As it was about eight minutes before the school rush, I bit back the urge to dispute the crispy-bacon-fat point. I thought it was great to see my daughter eating bacon, rather than the usual blandnesses: next stop, snails in parsley and garlic! Of course it isn't bad for a healthy, active three-year-old to eat some bacon fat. Quite the opposite. But when I sat down to try to work this out (it's always good to do some research in advance of a marital debate), I realised how complicated the question has become.
The problem begins, of course, with the modern belief that fat is bad, full stop. And that eating fat makes you fat, when it patently doesn't, any more than drinking alcohol makes you pick fights with lampposts. It just isn't that simple - but all the brainaching blether you're asked to absorb about fat, about saturates, trans-fats, lipids and hydrogenated vegetable oils makes it easier to settle for just fearing and loathing fats. You know where you stand.
We need fat to survive, of course - you're advised to get around a third of your daily calories from oils. But our guilt-riddled relationship with fat must be rooted in the fact that it's absolutely crucial to pleasure in food. Fat is taste, as all chefs and food manufacturers know. I know a meat scientist whose party trick is to serve up two lean pieces of fatless meat, one lamb, one beef, and ask his audience to tell him which is which. They think they can - but 50 per cent of them guess wrong. They don't enjoy the meat much either. Restaurants habitually buy meat that's far fattier than any supermarket would dare display, because the fat carries the flavour, and when it melts into the meat you say: “Yum.” That lovely, well-matured steak you ate at the French bistro - juicy, wasn't it? That was liquid fat. “Mouth feel” and “fat remodelling” - big conversation points in the sweet and snack design world - are all about the melting point of fats, and the way in which they'll coat your palate. Nice. New-style Rice Krispies, by the way, are 2.5 per cent fat as well.

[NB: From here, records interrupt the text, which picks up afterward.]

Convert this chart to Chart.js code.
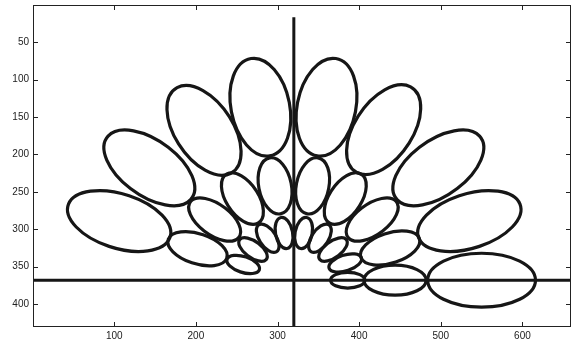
<!DOCTYPE html>
<html>
<head>
<meta charset="utf-8">
<script src="https://cdn.jsdelivr.net/npm/chart.js@4"></script>
<style>
  html, body { margin: 0; padding: 0; background: #fff; }
  #wrap { width: 574px; height: 344px; }
</style>
</head>
<body>
<div id="wrap"><canvas id="plot"></canvas></div>
<script>
// ray directions (degrees) of the petals, one entry per ray
var rayAngles = [0, 20, 40, 60, 80, 100, 120, 140, 160];

// outer ring centres
var ring1X = [550, 535, 497, 430, 360, 279, 210, 143, 106];
var ring1Y = [368, 289, 218, 167, 137, 137, 168, 218, 289];
// middle ring centres
var ring2X = [444, 438, 416, 383, 343, 297, 257, 223, 202];
var ring2Y = [368, 325, 287, 259, 242, 242, 259, 287, 326];
// inner ring centres
var ring3X = [386, 383, 368, 352, 332, 308, 288, 270, 258];
var ring3Y = [368, 345, 327, 312, 305, 305, 312, 327, 347];

// semi axes per ring (radial, tangential)
var ringA = [66, 38, 21];
var ringB = [36, 20, 10.5];

// cross lines
var vLineX = [320, 320];
var vLineY = [17, 430.5];
var hLineX = [0.5, 659.5];
var hLineY = [368, 368];

var xTicks = [100, 200, 300, 400, 500, 600];
var yTicks = [50, 100, 150, 200, 250, 300, 350, 400];

var ink = '#161616';

function ringPoints(xs, ys, ring) {
    var pts = [];
    for (var i = 0; i < xs.length; i++) {
        pts.push({x: xs[i], y: ys[i], a: ringA[ring], b: ringB[ring], ang: rayAngles[i]});
    }
    return pts;
}
function linePoints(xs, ys) {
    var pts = [];
    for (var i = 0; i < xs.length; i++) pts.push({x: xs[i], y: ys[i]});
    return pts;
}

// draws each petal as an ellipse around its centre point, sized through the scales
var ellipsePlugin = {
    id: 'ellipses',
    afterDatasetsDraw: function(chart) {
        var ctx = chart.ctx;
        var xs = chart.scales.x, ys = chart.scales.y;
        var kx = xs.getPixelForValue(1) - xs.getPixelForValue(0);
        var ky = ys.getPixelForValue(1) - ys.getPixelForValue(0);
        chart.data.datasets.forEach(function(ds, di) {
            if (!ds.petals) return;
            var meta = chart.getDatasetMeta(di);
            meta.data.forEach(function(el, i) {
                var p = ds.data[i];
                ctx.save();
                ctx.beginPath();
                ctx.translate(el.x, el.y);
                ctx.scale(kx, ky);
                ctx.ellipse(0, 0, p.a, p.b, -p.ang * Math.PI / 180, 0, Math.PI * 2);
                ctx.restore();
                ctx.save();
                ctx.lineWidth = 3.2;
                ctx.strokeStyle = ink;
                ctx.stroke();
                ctx.restore();
            });
        });
    }
};

// matlab style box with inward ticks
var boxPlugin = {
    id: 'box',
    afterDraw: function(chart) {
        var ctx = chart.ctx, a = chart.chartArea;
        var xs = chart.scales.x, ys = chart.scales.y;
        ctx.save();
        ctx.strokeStyle = '#222';
        ctx.lineWidth = 1;
        ctx.strokeRect(a.left + 0.5, a.top + 0.5, a.right - a.left - 1, a.bottom - a.top - 1);
        ctx.beginPath();
        xTicks.forEach(function(v) {
            var px = Math.round(xs.getPixelForValue(v)) + 0.5;
            ctx.moveTo(px, a.bottom); ctx.lineTo(px, a.bottom - 5);
            ctx.moveTo(px, a.top); ctx.lineTo(px, a.top + 5);
        });
        yTicks.forEach(function(v) {
            var py = Math.round(ys.getPixelForValue(v)) + 0.5;
            ctx.moveTo(a.left, py); ctx.lineTo(a.left + 5, py);
            ctx.moveTo(a.right, py); ctx.lineTo(a.right - 5, py);
        });
        ctx.stroke();
        ctx.restore();
    }
};

new Chart(document.getElementById('plot'), {
    type: 'scatter',
    data: {
        datasets: [
            {data: ringPoints(ring1X, ring1Y, 0), petals: true, pointRadius: 0},
            {data: ringPoints(ring2X, ring2Y, 1), petals: true, pointRadius: 0},
            {data: ringPoints(ring3X, ring3Y, 2), petals: true, pointRadius: 0},
            {data: linePoints(vLineX, vLineY), showLine: true, borderColor: ink, borderWidth: 3, pointRadius: 0},
            {data: linePoints(hLineX, hLineY), showLine: true, borderColor: ink, borderWidth: 3, pointRadius: 0}
        ]
    },
    options: {
        responsive: true,
        maintainAspectRatio: false,
        animation: false,
        events: [],
        layout: {padding: {top: 5, right: 3, left: 0, bottom: 0}},
        plugins: {legend: {display: false}, tooltip: {enabled: false}},
        scales: {
            x: {
                type: 'linear', min: 0.5, max: 659.5,
                afterBuildTicks: function(s) { s.ticks = xTicks.map(function(v) { return {value: v}; }); },
                afterFit: function(s) { s.height = 17; s.paddingLeft = 0; s.paddingRight = 0; },
                grid: {display: false, drawTicks: false},
                border: {display: false},
                ticks: {color: '#222', padding: 3, maxRotation: 0, font: {family: 'Liberation Sans, Arial, sans-serif', size: 10}}
            },
            y: {
                type: 'linear', reverse: true, min: 0.5, max: 430.5,
                afterBuildTicks: function(s) { s.ticks = yTicks.map(function(v) { return {value: v}; }); },
                afterFit: function(s) { s.width = 33; s.paddingTop = 0; s.paddingBottom = 0; },
                grid: {display: false, drawTicks: false},
                border: {display: false},
                ticks: {color: '#222', padding: 4, font: {family: 'Liberation Sans, Arial, sans-serif', size: 10}}
            }
        }
    },
    plugins: [ellipsePlugin, boxPlugin]
});
</script>
</body>
</html>
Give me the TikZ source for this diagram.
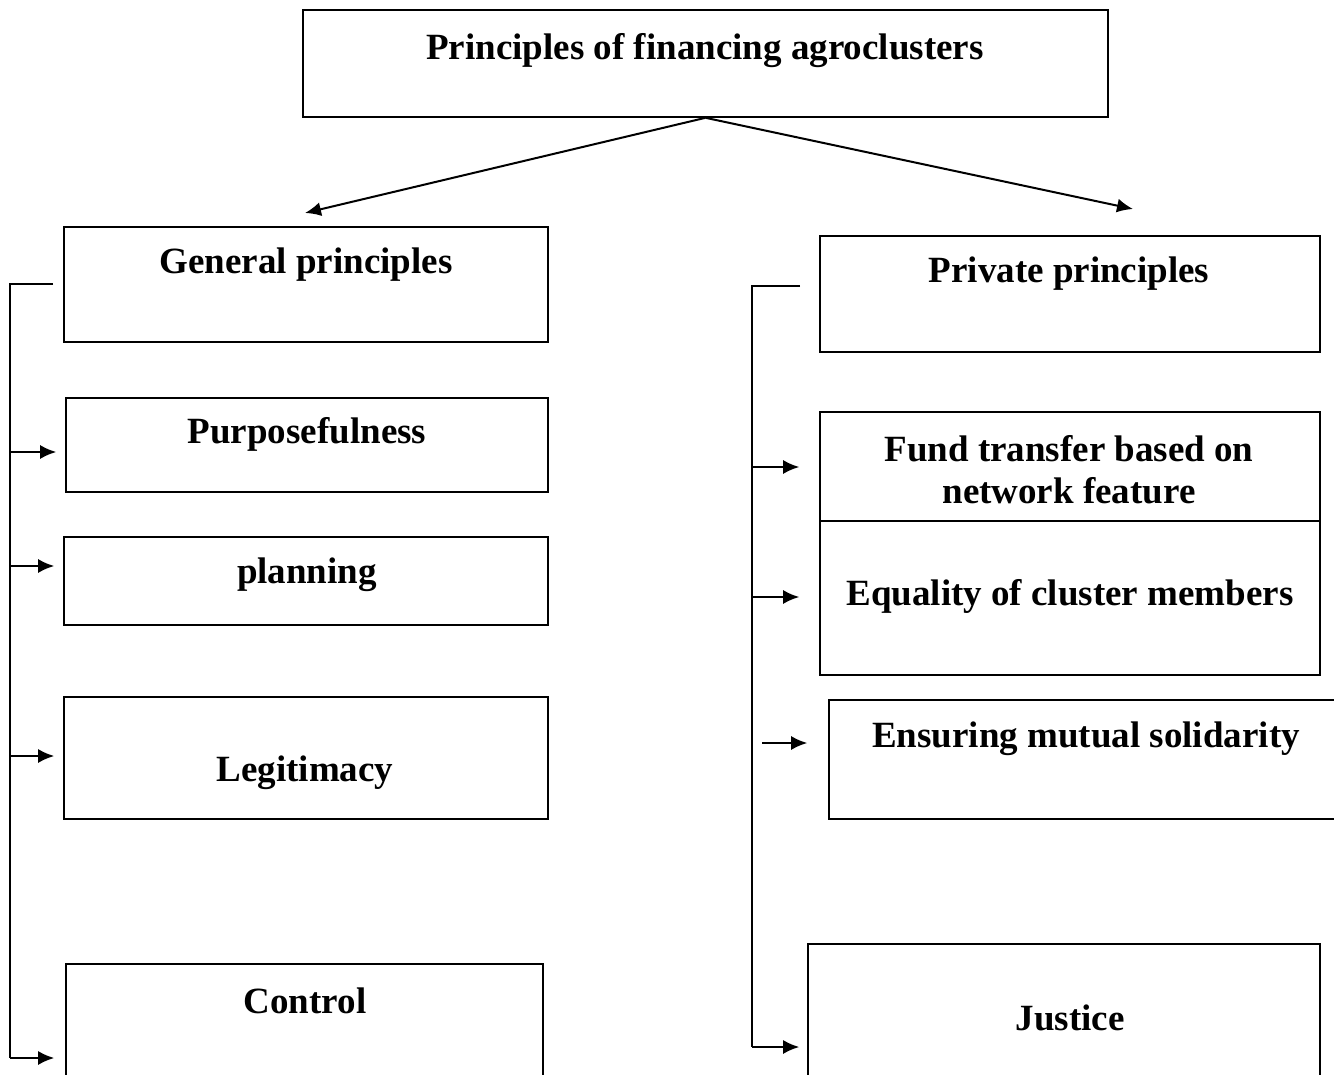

We should all remember, though, that the last time the industry tried fooling with fat it came up with the idea of hydrogenating the stuff - and so invented trans-fats, which they stuffed in cakes, spreads and sweets. Trans-fats were last summer's great fat scare - “more dangerous than any other hitherto known fat, saturated or not!” Some nutritionists said that, in fact, butter might well be healthier than trans-fat margarine. Oops. Anyone born in the Sixties or Seventies should now be suing the food scientists for all those childhood parties and picnics spoilt by Flora and Stork.
I wonder if it's possible to swing the food scare pendulum and start an “Eat fat - it's great!” movement. Probably not. For now, I'll go on keeping the bacon fat to fry my skinny son's fish fingers in (strange how tasty he finds those, hee-hee). But I'm beginning to wonder just what the obesity rates are among the children of middle-class, eco-obsessed foodie dads?